Since joining Dalhousie, Dr. Di Cara has built an internationally recognized research program, secured major peer‑reviewed funding, and has trained a growing cohort of graduate students and postdoctoral fellows. Her work exemplifies the CIHR Institute of Infection and Immunity’s mandate to advance knowledge that improves prevention, diagnosis and treatment of disease.

Transforming care through health services research


The Barer‑Flood Senior Career Prize in Health Services and Policy Research is one of CIHR’s most distinguished honours, awarded to a senior investigator whose career has made a sustained and influential contribution to improving health systems and health policy. Named after Drs. Morris Barer and Colleen Flood, the prize recognizes research that strengthens how health care is organized, delivered, and experienced.

Dr. Hayden’s career has been defined by a commitment to ensuring that high‑quality evidence leads to real improvements in patient care. An internationally recognized leader in back pain research, she has spent more than two decades synthesizing evidence on treatments for chronic low back pain and studying how care is delivered across health systems.

A recent focus of Dr.

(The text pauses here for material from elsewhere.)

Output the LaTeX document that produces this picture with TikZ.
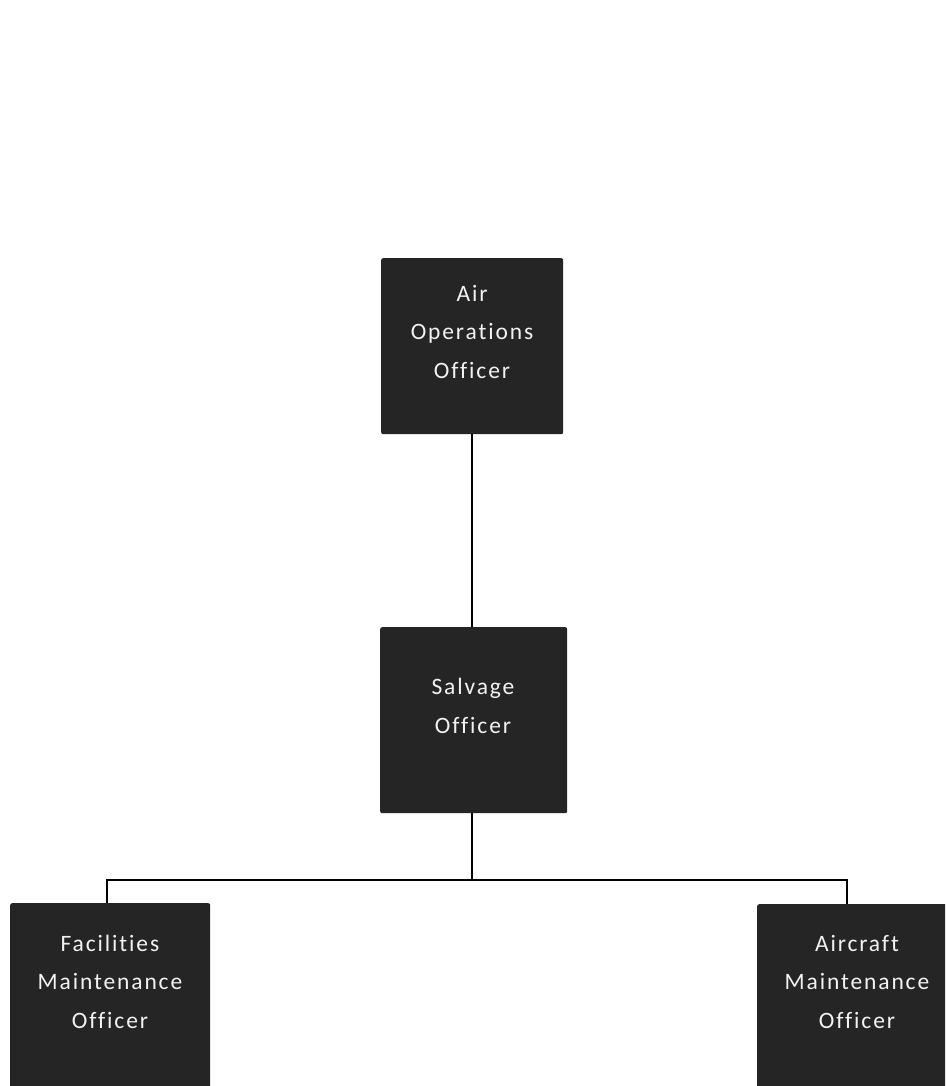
\documentclass[tikz,border=0pt]{standalone}
\usepackage{fontspec}
\setmainfont{Carlito}[LetterSpace=8,Ligatures=NoCommon]
\definecolor{boxfill}{HTML}{252525}
\definecolor{boxtext}{HTML}{F2F2F2}
\begin{document}
\begin{tikzpicture}[x=1pt,y=-1pt,
  orgbox/.style={draw=none,fill=boxfill,rounded corners=2pt,anchor=north west,inner sep=0pt},
  orgtext/.style={text=boxtext,align=center,anchor=base,inner sep=0pt,
    font=\fontsize{23.5}{38.5}\selectfont},
  link/.style={draw=black,line width=1.2pt}]
\useasboundingbox (0,0) rectangle (945,1086);
\clip (0,0) rectangle (945,1086);
\node[orgbox,minimum width=182pt,minimum height=176pt] (air) at (381,258) {};
\node[orgbox,minimum width=187pt,minimum height=186pt] (salv) at (380,627) {};
\node[orgbox,minimum width=200pt,minimum height=200pt] (fac) at (10,903) {};
\node[orgbox,minimum width=200pt,minimum height=200pt] (acm) at (757,904) {};
\node[orgtext] (airt) at (472,378) {Air\\Operations\\Officer};
\node[orgtext] (salvt) at (473,733) {Salvage\\Officer};
\node[orgtext] (fact) at (110,1028) {Facilities\\Maintenance\\Officer};
\node[orgtext] (acmt) at (857,1028) {Aircraft\\Maintenance\\Officer};
\coordinate (j) at (472,880);
\coordinate (facin) at (107,903);
\coordinate (acmin) at (847,904);
\draw[link] (472,434) coordinate (airout) -- (472,627) coordinate (salvin);
\draw[link] (472,813) coordinate (salvout) -- (j);
\draw[link] (j) -| (facin);
\draw[link] (j) -| (acmin);
\end{tikzpicture}
\end{document}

Hayden’s work is the ExRX (Exercise Prescription) toolkit, a research‑based resource designed to help health-care providers use exercise as a first‑line treatment for chronic low back pain. Chronic low back pain is one of the most common and disabling health conditions worldwide, yet evidence‑based exercise is not consistently used in care.

The ExRX toolkit aims to make prescribing exercise more practical and accessible for clinicians, while helping patients understand and follow exercise recommendations. By supporting real‑world use in clinical settings, the project helps close the gap between research evidence and everyday health-care practice.

“Receiving this Award is a tremendous honour, one I gladly share with the outstanding team and partners behind our work,” says Dr. Hayden. “I look forward to carrying that momentum into our next project - developing an evidence-informed, technology-enabled toolkit to better support patients living with chronic low back pain and the healthcare providers who care for them.”

Dr. Hayden’s leadership has had national and international impact, informing clinical guidelines, shaping policy discussions and mentoring the next generation of health services researchers.

Celebrating excellence across the research continuum


Together, these CIHR career awards underscore the Faculty of Medicine’s strength across the full research continuum, from discovery science to health system transformation.

“Dr. Di Cara and Dr. Hayden represent distinctly different approaches to research, yet both are united by a commitment to improving health outcomes through impactful research,” says Dr. Eileen Denovan-Wright, associate dean, research. “Their national recognition reflects not only individual excellence, but the collaborative research culture at Dalhousie.”